When I met a woman at church last Sunday who is close to my age, we immediately found a common bond. Isn’t it funny how women can get right into a sharing of what is really important to them?
This woman, whom I shall call Phyllis, had just moved to Columbus, after living for 60 years in a smaller town in Ohio. Why? To be close to her grandchildren of course. “Was it hard to leave all your friends and connections?” I asked her, because I have been considering doing that myself.
Of course,” she said. “It was very hard, but you make new friends, and it’s worth it, because your children and your grandchildren are more important than anybody.” Then in typical woman to woman warmth, she went on to say, “It’s like your life is a train. People get on and ride with you, and then they get off, and then new people get on, and so on.” It’s trite, but true. When you’ve lived as long as I have, that train ride has been a very long one, and while some of the passengers are with you for the whole trip, others come and go. I had very close friends when my husband was in the Navy, but my train has long departed that station.

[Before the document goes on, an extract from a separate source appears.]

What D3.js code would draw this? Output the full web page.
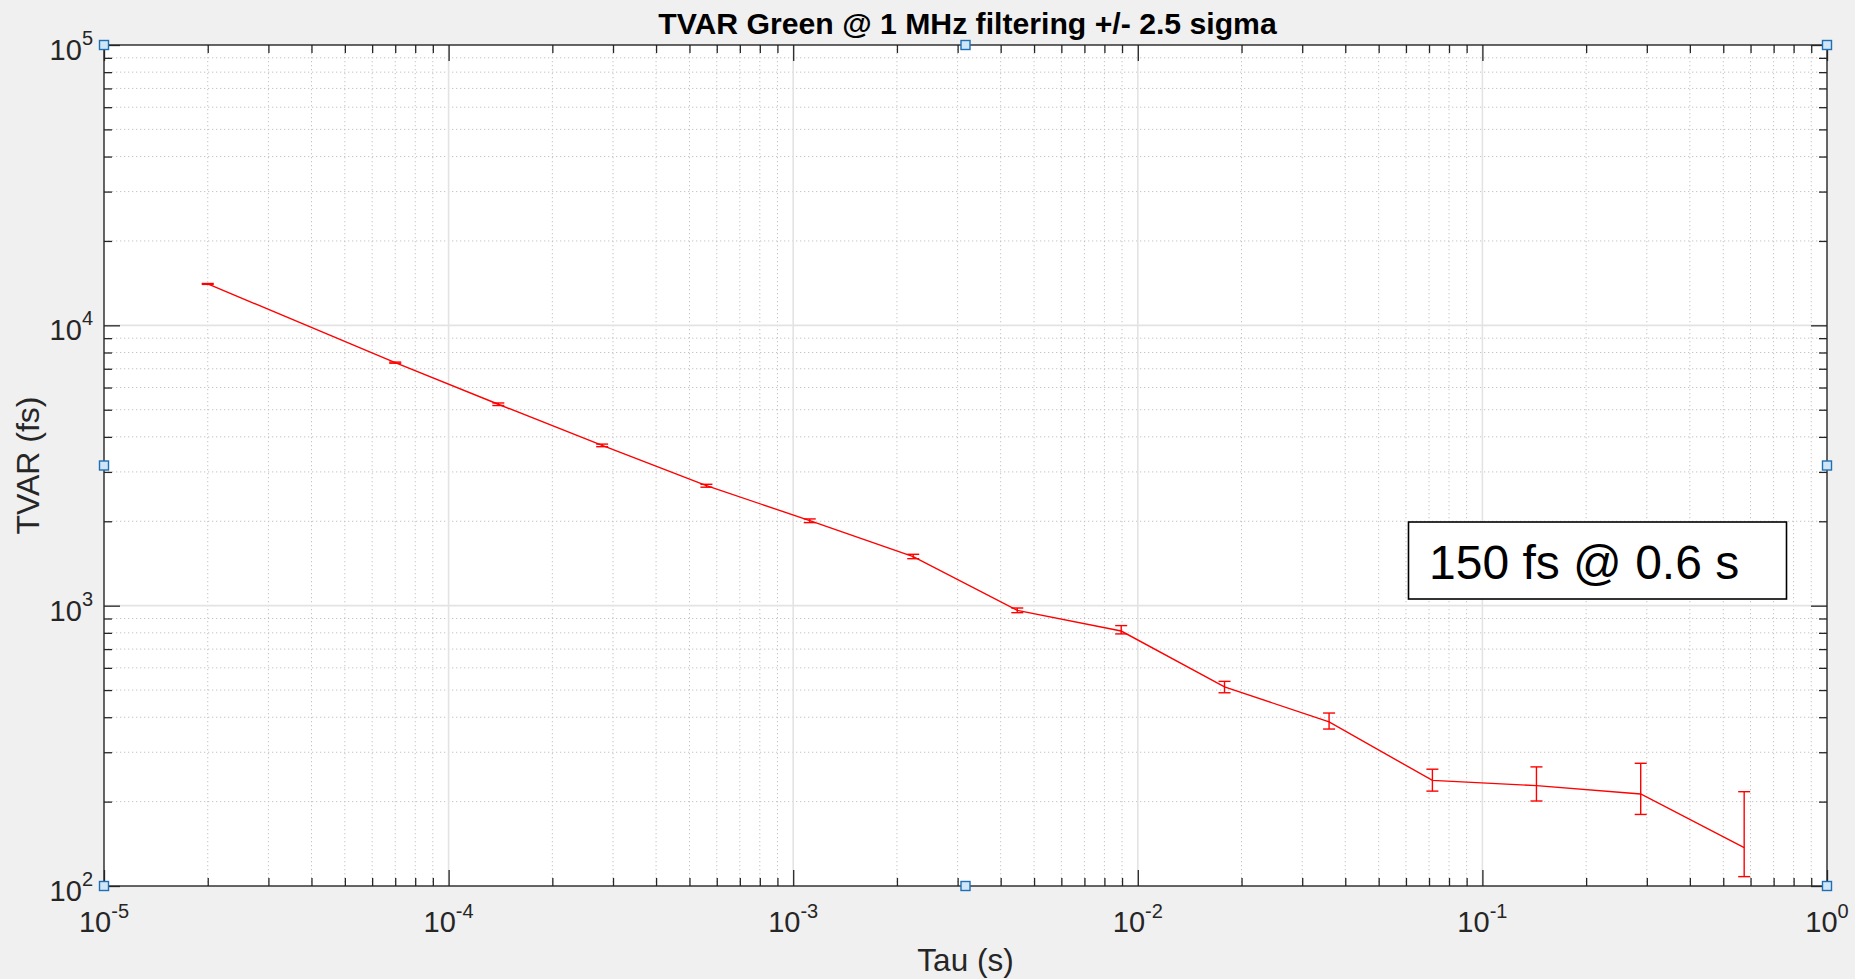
<!DOCTYPE html>
<html>
<head>
<meta charset="utf-8">
<script src="https://cdn.jsdelivr.net/npm/d3@7"></script>
<style>
  html, body { margin: 0; padding: 0; background: #f0f0f0; }
  svg { display: block; font-family: "Liberation Sans", Arial, Helvetica, sans-serif; }
</style>
</head>
<body>
<svg id="chart" width="1855" height="979"></svg>
<script>
// Averaging time (s)
const tau = [2.0e-5, 7.0e-5, 1.394e-4, 2.79e-4, 5.6e-4, 1.117e-3, 2.23e-3, 4.47e-3,
             8.95e-3, 1.785e-2, 3.59e-2, 7.16e-2, 0.1435, 0.288, 0.575];
// Time variance (fs)
const tvar = [14050, 7360, 5230, 3730, 2680, 2011, 1496, 962,
              812, 513, 385, 238, 228, 213, 137];
// Error bar bounds (fs)
const tvarLow = [14000, 7325, 5175, 3690, 2646, 1978, 1471, 944,
                 793, 489, 363, 218, 201, 180, 108];
const tvarHigh = [14100, 7395, 5285, 3770, 2710, 2039, 1525, 981,
                  849, 537, 414, 261, 266, 274, 217];

// Axis ticks
const xMajor = [1e-5, 1e-4, 1e-3, 1e-2, 1e-1, 1];
const xExp = ["-5", "-4", "-3", "-2", "-1", "0"];
const yMajor = [1e2, 1e3, 1e4, 1e5];
const yExp = ["2", "3", "4", "5"];

const titleText = "TVAR Green @ 1 MHz filtering +/- 2.5 sigma";
const xLabel = "Tau (s)";
const yLabel = "TVAR (fs)";
const noteText = "150 fs @ 0.6 s";

const m = { left: 104, right: 1827, top: 45, bottom: 886 };
const ink = "#262626";

const svg = d3.select("#chart");

const x = d3.scaleLog().domain([1e-5, 1]).range([m.left, m.right]);
const y = d3.scaleLog().domain([1e2, 1e5]).range([m.bottom, m.top]);

// minor tick values (2..9 within each decade)
function minors(domain) {
  const out = [];
  const lo = Math.round(Math.log10(domain[0])), hi = Math.round(Math.log10(domain[1]));
  for (let e = lo; e < hi; e++) for (let k = 2; k <= 9; k++) out.push(k * Math.pow(10, e));
  return out;
}
const xMinor = minors(x.domain());
const yMinor = minors(y.domain());

// plot background
svg.append("rect").attr("x", m.left).attr("y", m.top)
  .attr("width", m.right - m.left).attr("height", m.bottom - m.top).attr("fill", "#ffffff");

// grid
const grid = svg.append("g");
grid.selectAll(".gxm").data(xMinor).join("line")
  .attr("x1", d => x(d)).attr("x2", d => x(d)).attr("y1", m.top).attr("y2", m.bottom)
  .attr("stroke", "#c4c4c4").attr("stroke-width", 1).attr("stroke-dasharray", "1.3,2.7");
grid.selectAll(".gym").data(yMinor).join("line")
  .attr("y1", d => y(d)).attr("y2", d => y(d)).attr("x1", m.left).attr("x2", m.right)
  .attr("stroke", "#c4c4c4").attr("stroke-width", 1).attr("stroke-dasharray", "1.3,2.7");
grid.selectAll(".gxM").data(xMajor.slice(1, -1)).join("line")
  .attr("x1", d => x(d)).attr("x2", d => x(d)).attr("y1", m.top).attr("y2", m.bottom)
  .attr("stroke", "#e3e3e3").attr("stroke-width", 1.6);
grid.selectAll(".gyM").data(yMajor.slice(1, -1)).join("line")
  .attr("y1", d => y(d)).attr("y2", d => y(d)).attr("x1", m.left).attr("x2", m.right)
  .attr("stroke", "#e3e3e3").attr("stroke-width", 1.6);

// data line
const pts = tau.map((t, i) => ({ t, v: tvar[i], lo: tvarLow[i], hi: tvarHigh[i] }));
svg.append("path").datum(pts)
  .attr("fill", "none").attr("stroke", "#ff0000").attr("stroke-width", 1.4)
  .attr("d", d3.line().x(d => x(d.t)).y(d => y(d.v)));

// error bars
const cap = 6;
const eb = svg.append("g").attr("stroke", "#ff0000").attr("stroke-width", 1.4);
eb.selectAll(".v").data(pts).join("line")
  .attr("x1", d => x(d.t)).attr("x2", d => x(d.t)).attr("y1", d => y(d.lo)).attr("y2", d => y(d.hi));
eb.selectAll(".ct").data(pts).join("line")
  .attr("x1", d => x(d.t) - cap).attr("x2", d => x(d.t) + cap).attr("y1", d => y(d.hi)).attr("y2", d => y(d.hi));
eb.selectAll(".cb").data(pts).join("line")
  .attr("x1", d => x(d.t) - cap).attr("x2", d => x(d.t) + cap).attr("y1", d => y(d.lo)).attr("y2", d => y(d.lo));

// axes: box with inward ticks on all four sides
function styleAxis(g) {
  g.select(".domain").remove();
  g.selectAll(".tick line").attr("stroke", ink).attr("stroke-width", 1.3);
  g.selectAll(".tick text").remove();
}
const majLen = 16, minLen = 8;
svg.append("g").attr("transform", `translate(0,${m.bottom})`)
  .call(d3.axisBottom(x).tickValues(xMajor).tickSize(-majLen).tickFormat("")).call(styleAxis);
svg.append("g").attr("transform", `translate(0,${m.bottom})`)
  .call(d3.axisBottom(x).tickValues(xMinor).tickSize(-minLen).tickFormat("")).call(styleAxis);
svg.append("g").attr("transform", `translate(0,${m.top})`)
  .call(d3.axisTop(x).tickValues(xMajor).tickSize(-majLen).tickFormat("")).call(styleAxis);
svg.append("g").attr("transform", `translate(0,${m.top})`)
  .call(d3.axisTop(x).tickValues(xMinor).tickSize(-minLen).tickFormat("")).call(styleAxis);
svg.append("g").attr("transform", `translate(${m.left},0)`)
  .call(d3.axisLeft(y).tickValues(yMajor).tickSize(-majLen).tickFormat("")).call(styleAxis);
svg.append("g").attr("transform", `translate(${m.left},0)`)
  .call(d3.axisLeft(y).tickValues(yMinor).tickSize(-minLen).tickFormat("")).call(styleAxis);
svg.append("g").attr("transform", `translate(${m.right},0)`)
  .call(d3.axisRight(y).tickValues(yMajor).tickSize(-majLen).tickFormat("")).call(styleAxis);
svg.append("g").attr("transform", `translate(${m.right},0)`)
  .call(d3.axisRight(y).tickValues(yMinor).tickSize(-minLen).tickFormat("")).call(styleAxis);

svg.append("rect").attr("x", m.left).attr("y", m.top)
  .attr("width", m.right - m.left).attr("height", m.bottom - m.top)
  .attr("fill", "none").attr("stroke", ink).attr("stroke-width", 1.4);

// tick labels as powers of ten
const tickFont = 29, supFont = 20;
const xl = svg.append("g").attr("fill", ink).attr("font-size", tickFont).attr("text-anchor", "middle");
xMajor.forEach((v, i) => {
  const t = xl.append("text").attr("x", x(v)).attr("y", m.bottom + 46);
  t.append("tspan").text("10");
  t.append("tspan").attr("font-size", supFont).attr("dy", -14).text(xExp[i]);
});
const yl = svg.append("g").attr("fill", ink).attr("font-size", tickFont).attr("text-anchor", "end");
yMajor.forEach((v, i) => {
  const t = yl.append("text").attr("x", m.left - 11).attr("y", y(v) + 15);
  t.append("tspan").text("10");
  t.append("tspan").attr("font-size", supFont).attr("dy", -15).text(yExp[i]);
});

// axis labels and title
svg.append("text").attr("x", (m.left + m.right) / 2).attr("y", 971)
  .attr("text-anchor", "middle").attr("font-size", 31.5).attr("fill", ink).text(xLabel);
svg.append("text").attr("transform", `translate(39,${(m.top + m.bottom) / 2}) rotate(-90)`)
  .attr("text-anchor", "middle").attr("font-size", 32).attr("fill", ink).text(yLabel);
svg.append("text").attr("x", (m.left + m.right) / 2 + 2).attr("y", 34)
  .attr("text-anchor", "middle").attr("font-size", 30.2).attr("font-weight", "bold")
  .attr("fill", "#000000").text(titleText);

// edit handles on the axes box
const hx = [m.left, (m.left + m.right) / 2, m.right];
const hy = [m.top, (m.top + m.bottom) / 2, m.bottom];
const handles = [];
hx.forEach((a, i) => hy.forEach((b, j) => { if (!(i === 1 && j === 1)) handles.push([a, b]); }));
svg.append("g").selectAll("rect").data(handles).join("rect")
  .attr("x", d => d[0] - 4.5).attr("y", d => d[1] - 4.5).attr("width", 9).attr("height", 9)
  .attr("fill", "#cfe6f8").attr("stroke", "#1e6fb4").attr("stroke-width", 1.4);

// annotation
const note = svg.append("g");
note.append("rect").attr("x", 1408.5).attr("y", 522).attr("width", 378).attr("height", 77)
  .attr("fill", "#ffffff").attr("stroke", "#000000").attr("stroke-width", 1.6);
note.append("text").attr("x", 1429).attr("y", 579).attr("font-size", 48)
  .attr("fill", "#000000").text(noteText);
</script>
</body>
</html>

I had wonderful neighbors when my children were little, and I often wonder where their life trains have taken them, and then there are friends from parts of my life, like high school, who got off my train many years ago, and now they’ve hopped back on for more of the journey.I like this analogy. I’m having fun with it. I’m also finding that as I cirfculate in my community, I keep encountering friends and acquaintances that I knew in what I fondly call “a previous life.” It’s fun to go to a restaurant and run into someone I haven’t seen in 20 years. They’d gotten off my train, transferred to another line, and now here they are again. Or maybe, I was the one who took the transfer and am returning to wave as they continue on another train.
As I consider moving to another city, to be a more accessible part of my granddaughters’ lives, I have to consider what it will be like to wave goodbye to the many connections I have here. I will have to start all over again, building new relationships, finding new interests, and learning how to enjoy the next phase of my life. It’s rather exciting to think about and a little scary too. But don’t worry. I don’t even have my bags packed yet. I’m sure Phyllis did some hard thinking, just like I’m doing now. But look. She’s already hopped onto my train. It might just be until the next stop, but she’s got her grandchildren with her. She’s not just waving to them now and then. They’re sitting next to her, listening to her stories, learning from her experience, and enjoying the ride.